The results will be displayed in a stacked graph in Grafana 9.0.2. But my issue is also reproducable in InfluxDB’s web UI. The sensors return a measurement every ten seconds.

I use aggregateWindow() because plotting this data in Grafana would overflow the graph with too many datapoints. I also use fill() because the sensors supply a new value only if it is different from the previous one, i.e. if there is a constant energy usage over a long time just the first measurement is actually saved. Putting fill() before the aggregation does not help with this issue.

But for sensors which have only very brief readings, like in the screenshot below, this concept fails, and I don’t know how to improve it. You can see the above query with (blue) and without (red) aggregateWindow() and fill() plotted in the Web UI, and Influx for some reasons misses out on the fact that the device is being switched off, and reports constant enery consumption of >1.5kW, which is obviously incorrect.
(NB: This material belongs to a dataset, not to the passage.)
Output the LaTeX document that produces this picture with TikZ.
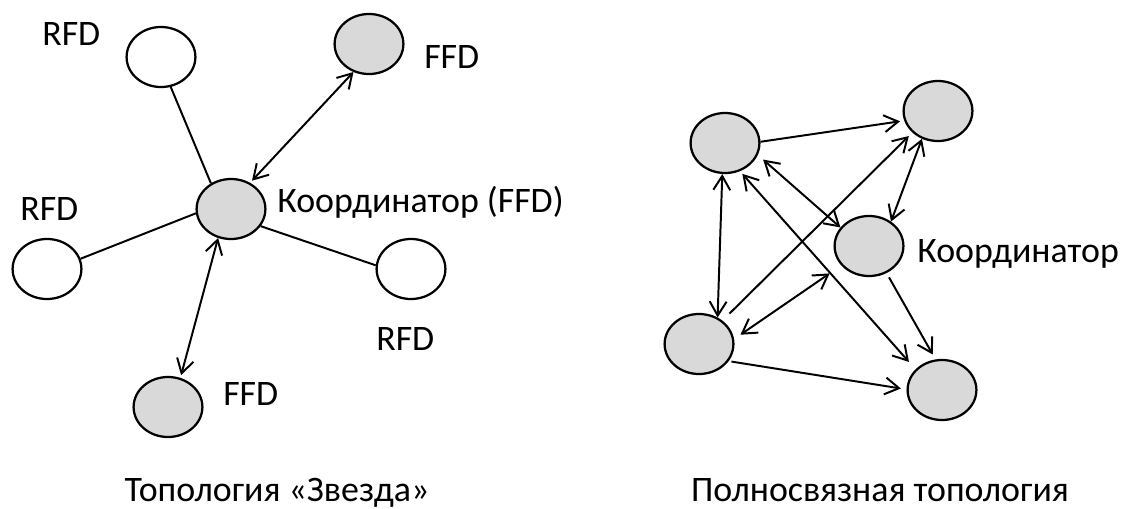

How can I combine (a) aggregation, (b) gap filling, and (c) not missing significant changes in value, when querying this measurement?

image

@Anaisdg, do you have an idea maybe?

Hello @Jens,
Hmm it seems that fill and aggregateWindow are working as expected. I would expect the mean over the raw data (red) to be essentially one straight line (blue).
You could change the window period to be smaller to try and better capture some of those peaks.
You could also:

  • filter function to filter for data that’s greater than 0 and plot those points
  • and filter for data that’s less than 0 and aggregate on that

You could also:

  • write the on periods to a new bucket with a task and query just the on periods/reduced data/only capture those events

Do any of these solutions sound like they’re in line with what you’re looking for?

Jenno @anaidsg, thank you for your answer!
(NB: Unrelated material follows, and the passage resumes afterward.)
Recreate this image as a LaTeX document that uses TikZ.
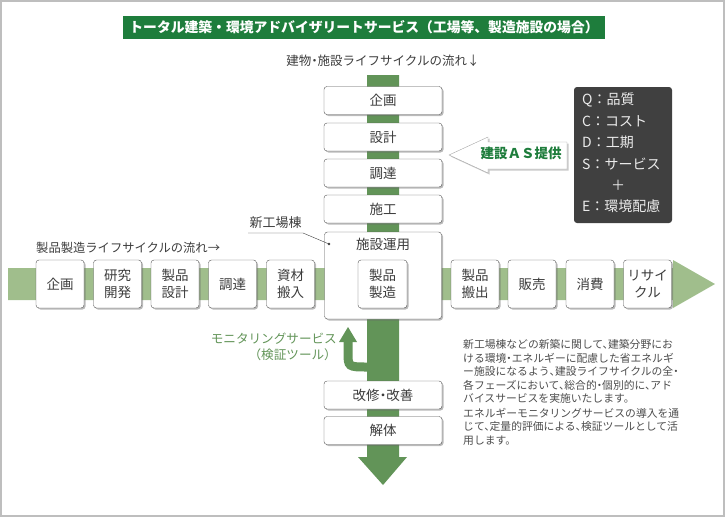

How can the mean() over the red line be a straight line? There are only a few very brief periods >0, and if I understand aggregateWindow() correctly it always takes a chunk of values, calculates the “function” (mean in this case) for these values, then returns a single value. So it should at least approximately - depending on window size - retrace the original line.

The problem is that my instruments omit repeated values (any, not just 0), and if this leaves no values at all inside such an aggregate window, aggregateWindow() returns “null”, and fill() with usePrevious then copies the previoues value, which is formally correct, but physically nonsense.
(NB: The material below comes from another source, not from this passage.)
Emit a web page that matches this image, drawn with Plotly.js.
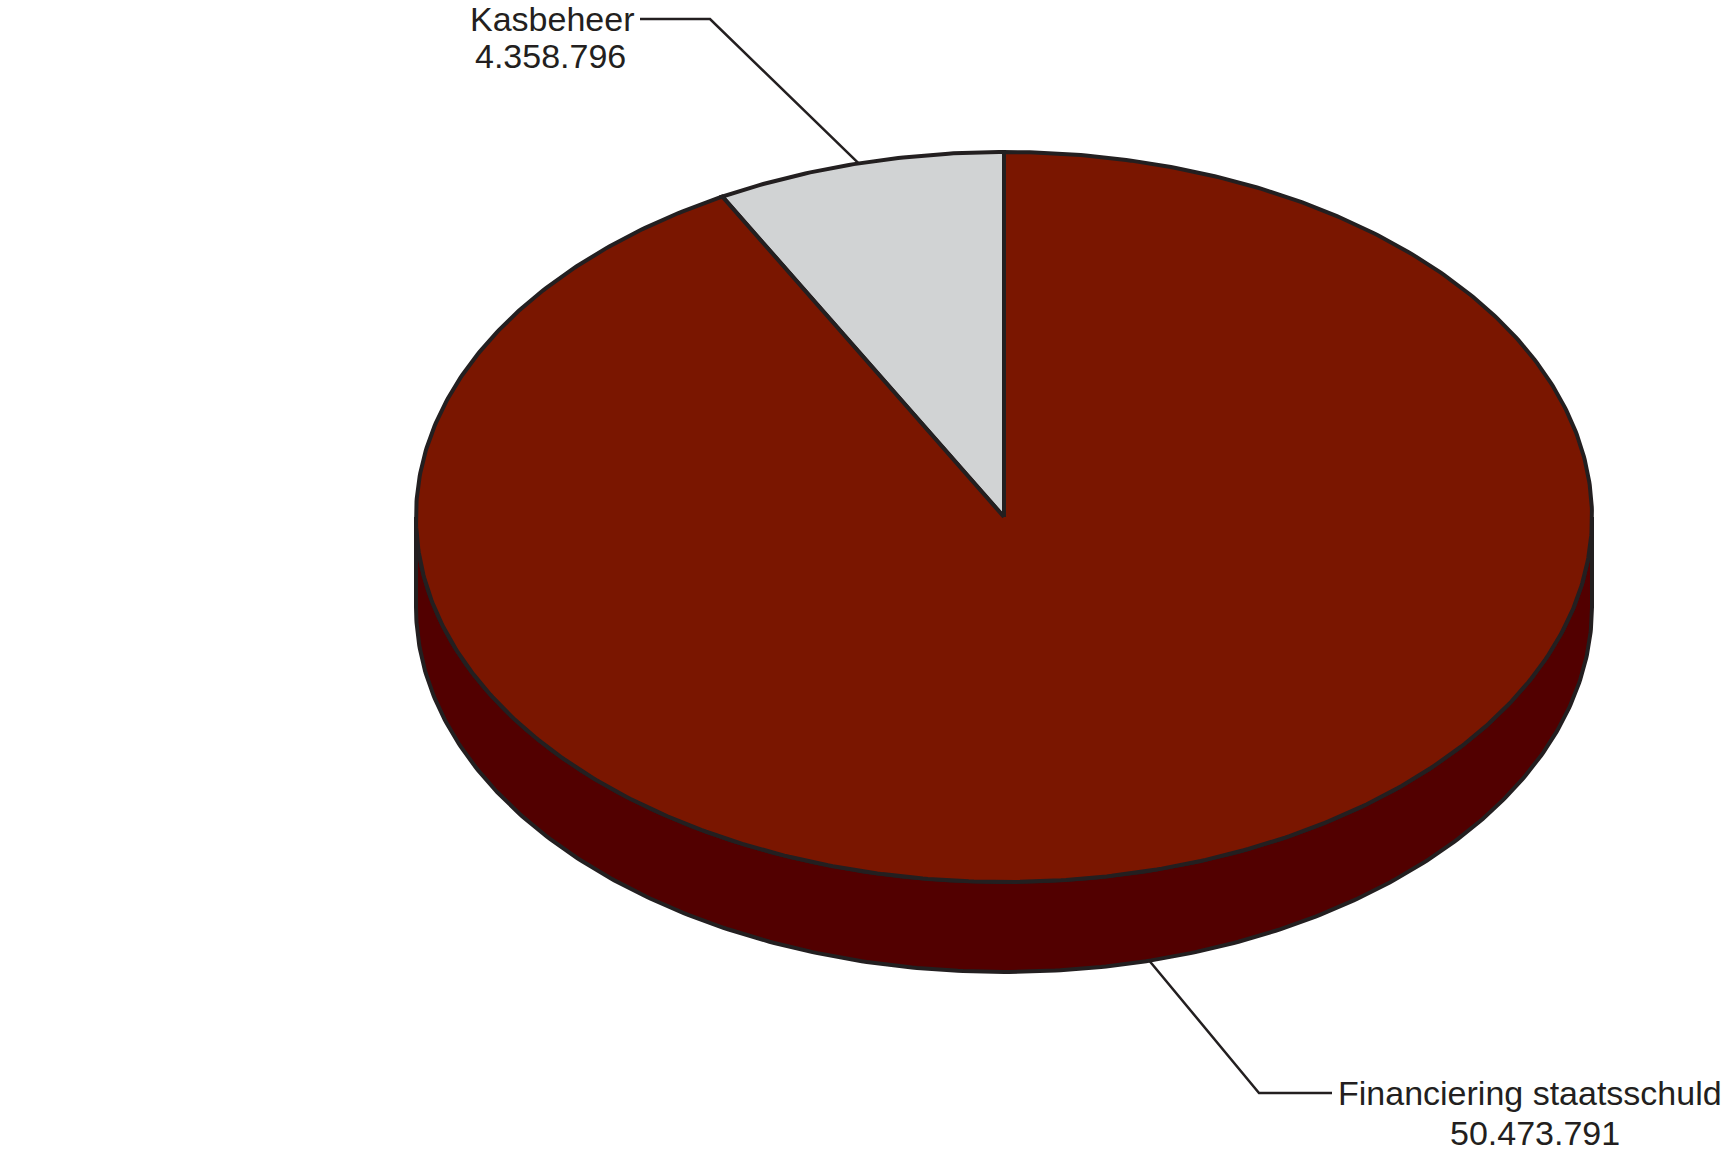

Am I using the wrong functions for this task?

If your instruments omit repeated values, and “usePrevious” does exactly what
it says, but as you say, this is “formally correct but physically nonsense”,
then what would you expect the (guessed) values to be instead?

If your instruments occasionally do not provide values, what would you want to
have substituted in their place?

Oh, and just in case you are thinking “I would like to have the missing values
interpolated between the last known value and the next known value”, bear in
mind that at the time at which the missing value needs to be substituted by
something else, the “next known value” is not yet known, so that calculation
is impossible. You can only use historical, not future, data.

Antony.

Hi @Jens -

I’m a bit confused about the desired output, but referring to your red/blue pix above, is it correct that:

Sonoff is reporting power-on at the 1st red spike, power-off at the 2nd, power-on at the 3rd and off again at the 4th? If so, then would you want to see a “square wave” graphic like this?

image

1 Like

Yes.
Actually, the red and blue lines should at least look identical unless zoomed in.
However, when on, the device reports a value every 10 seconds, because the consumption has some noise (+/- a few watts).
So currently it is not possible to reduce data like this using aggregateWindow() because this misses some spikes and will then produce large errors, and it is not possible to plot data like this without reduction, because sometimes this data also has far too many consecutive points to plot when the device is switched on for a longer time, and I cannot say beforehand which happens when.
One possible solution would be to fill all NULL values with zeros BEFORE using aggregateWindow() so that the mean aggregator would eventually reach zero after a short usage spike.

1 Like

@Jens
I’m sorry I’m confused it looks like your data is essentially square waves already. You’re looking to apply aggregate window to reduce the number of data points but also preserve the spikes?
Can you maybe filter for when data is higher? and then apply an aggregateWindow to create empty values and fill with whatever value you want?
Something like:

import "experimental/array"

array.from(rows: [{foo: "bar", baz: 21.2, _time: 2022-07-30T00:00:00Z}, {foo: "bar", baz: 23.8, _time: 2022-07-31T00:00:00Z}])
|> range(start: 2022-07-29T00:00:00Z, stop: 2022-08-02T00:00:00Z)
|> aggregateWindow(every: 1d, fn: first, column: "baz")
|> group()
|> fill(value: 0)